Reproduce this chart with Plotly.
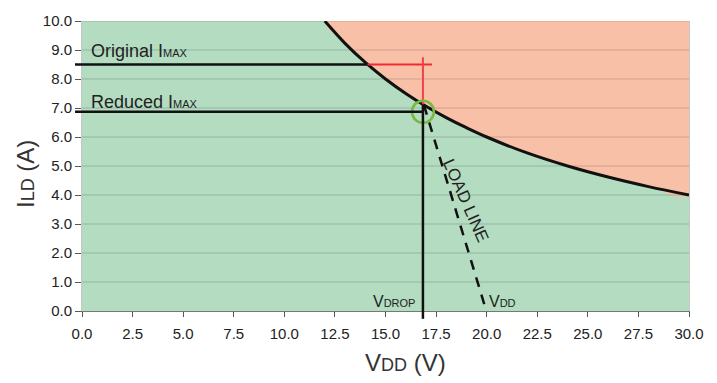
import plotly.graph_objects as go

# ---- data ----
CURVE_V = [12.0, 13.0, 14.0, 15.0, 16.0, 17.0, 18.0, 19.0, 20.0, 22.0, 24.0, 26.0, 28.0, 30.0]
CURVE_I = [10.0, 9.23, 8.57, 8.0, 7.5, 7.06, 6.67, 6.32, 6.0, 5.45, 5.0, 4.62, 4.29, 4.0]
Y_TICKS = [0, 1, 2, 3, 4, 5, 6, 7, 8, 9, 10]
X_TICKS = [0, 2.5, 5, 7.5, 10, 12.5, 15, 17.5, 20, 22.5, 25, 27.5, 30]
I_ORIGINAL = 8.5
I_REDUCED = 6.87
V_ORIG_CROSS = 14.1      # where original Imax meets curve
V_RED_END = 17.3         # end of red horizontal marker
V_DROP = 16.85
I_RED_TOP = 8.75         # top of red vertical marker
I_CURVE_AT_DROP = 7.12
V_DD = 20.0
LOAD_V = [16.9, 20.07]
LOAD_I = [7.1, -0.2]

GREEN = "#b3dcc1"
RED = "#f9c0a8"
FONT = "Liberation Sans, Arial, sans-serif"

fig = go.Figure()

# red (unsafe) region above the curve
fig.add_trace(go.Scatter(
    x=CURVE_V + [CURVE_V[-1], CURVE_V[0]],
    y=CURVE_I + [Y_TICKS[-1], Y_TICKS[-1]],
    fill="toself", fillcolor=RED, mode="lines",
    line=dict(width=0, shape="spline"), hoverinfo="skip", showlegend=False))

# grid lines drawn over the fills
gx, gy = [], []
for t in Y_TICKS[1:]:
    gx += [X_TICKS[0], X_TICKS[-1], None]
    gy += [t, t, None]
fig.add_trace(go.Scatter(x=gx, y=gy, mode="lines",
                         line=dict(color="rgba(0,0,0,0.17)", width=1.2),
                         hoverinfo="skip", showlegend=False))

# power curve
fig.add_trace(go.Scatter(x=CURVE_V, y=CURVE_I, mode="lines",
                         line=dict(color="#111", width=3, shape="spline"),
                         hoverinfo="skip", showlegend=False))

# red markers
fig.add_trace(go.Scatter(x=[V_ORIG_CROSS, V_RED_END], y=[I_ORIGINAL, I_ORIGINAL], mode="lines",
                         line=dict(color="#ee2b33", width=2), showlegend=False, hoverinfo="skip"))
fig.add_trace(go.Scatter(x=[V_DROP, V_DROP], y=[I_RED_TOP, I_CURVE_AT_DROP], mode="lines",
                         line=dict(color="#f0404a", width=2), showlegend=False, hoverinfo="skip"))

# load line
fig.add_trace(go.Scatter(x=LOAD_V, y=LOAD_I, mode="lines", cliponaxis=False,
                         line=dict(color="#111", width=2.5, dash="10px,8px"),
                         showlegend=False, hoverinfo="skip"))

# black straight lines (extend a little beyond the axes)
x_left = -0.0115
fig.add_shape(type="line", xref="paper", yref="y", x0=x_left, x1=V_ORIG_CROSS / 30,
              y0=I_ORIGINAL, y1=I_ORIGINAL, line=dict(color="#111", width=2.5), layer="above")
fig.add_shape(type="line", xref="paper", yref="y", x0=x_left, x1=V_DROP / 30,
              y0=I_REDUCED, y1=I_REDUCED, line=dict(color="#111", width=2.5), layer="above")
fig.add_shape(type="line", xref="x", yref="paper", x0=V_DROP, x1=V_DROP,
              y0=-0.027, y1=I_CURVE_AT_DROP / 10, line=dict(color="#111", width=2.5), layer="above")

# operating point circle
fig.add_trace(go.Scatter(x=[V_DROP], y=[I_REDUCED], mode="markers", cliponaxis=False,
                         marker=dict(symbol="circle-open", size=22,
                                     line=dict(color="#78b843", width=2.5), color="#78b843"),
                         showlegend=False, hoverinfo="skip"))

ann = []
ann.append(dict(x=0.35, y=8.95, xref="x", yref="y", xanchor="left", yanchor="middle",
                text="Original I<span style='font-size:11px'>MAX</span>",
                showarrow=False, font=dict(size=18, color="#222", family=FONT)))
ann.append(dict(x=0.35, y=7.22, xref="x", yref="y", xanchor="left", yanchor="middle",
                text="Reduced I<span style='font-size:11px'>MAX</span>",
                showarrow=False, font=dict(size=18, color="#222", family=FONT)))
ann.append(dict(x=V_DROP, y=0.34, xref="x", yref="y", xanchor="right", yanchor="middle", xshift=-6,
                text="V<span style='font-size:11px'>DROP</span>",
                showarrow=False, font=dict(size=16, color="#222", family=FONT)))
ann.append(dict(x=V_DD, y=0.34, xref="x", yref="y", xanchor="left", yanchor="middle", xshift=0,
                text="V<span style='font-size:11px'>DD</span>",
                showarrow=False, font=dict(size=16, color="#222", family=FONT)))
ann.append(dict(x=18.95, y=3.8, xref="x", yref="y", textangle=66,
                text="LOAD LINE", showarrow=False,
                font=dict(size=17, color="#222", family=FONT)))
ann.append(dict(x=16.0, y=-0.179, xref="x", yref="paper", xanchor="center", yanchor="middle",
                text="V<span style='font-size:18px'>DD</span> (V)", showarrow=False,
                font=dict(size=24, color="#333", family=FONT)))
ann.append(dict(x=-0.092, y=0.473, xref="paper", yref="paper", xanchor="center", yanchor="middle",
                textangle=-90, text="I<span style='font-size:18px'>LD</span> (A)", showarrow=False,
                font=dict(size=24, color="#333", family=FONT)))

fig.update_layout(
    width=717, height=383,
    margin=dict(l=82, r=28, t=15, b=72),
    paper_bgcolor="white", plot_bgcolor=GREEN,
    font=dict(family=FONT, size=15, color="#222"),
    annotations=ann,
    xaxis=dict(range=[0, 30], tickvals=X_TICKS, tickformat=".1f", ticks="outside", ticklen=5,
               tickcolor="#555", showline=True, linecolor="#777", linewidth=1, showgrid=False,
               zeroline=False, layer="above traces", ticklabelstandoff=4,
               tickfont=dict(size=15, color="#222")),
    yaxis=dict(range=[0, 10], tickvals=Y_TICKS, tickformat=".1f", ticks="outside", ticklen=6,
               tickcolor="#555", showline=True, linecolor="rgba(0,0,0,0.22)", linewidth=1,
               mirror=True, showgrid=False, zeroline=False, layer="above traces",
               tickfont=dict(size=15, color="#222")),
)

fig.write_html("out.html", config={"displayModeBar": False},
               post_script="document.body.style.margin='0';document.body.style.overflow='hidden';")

::::

__Exercise__. Give again, word for word, every line from the top of the data through the line with "import plotly.graph_objects as go", both ends included, and exclude the pictures.

__Completed exercise__.
Reproduce this chart with Plotly.
import plotly.graph_objects as go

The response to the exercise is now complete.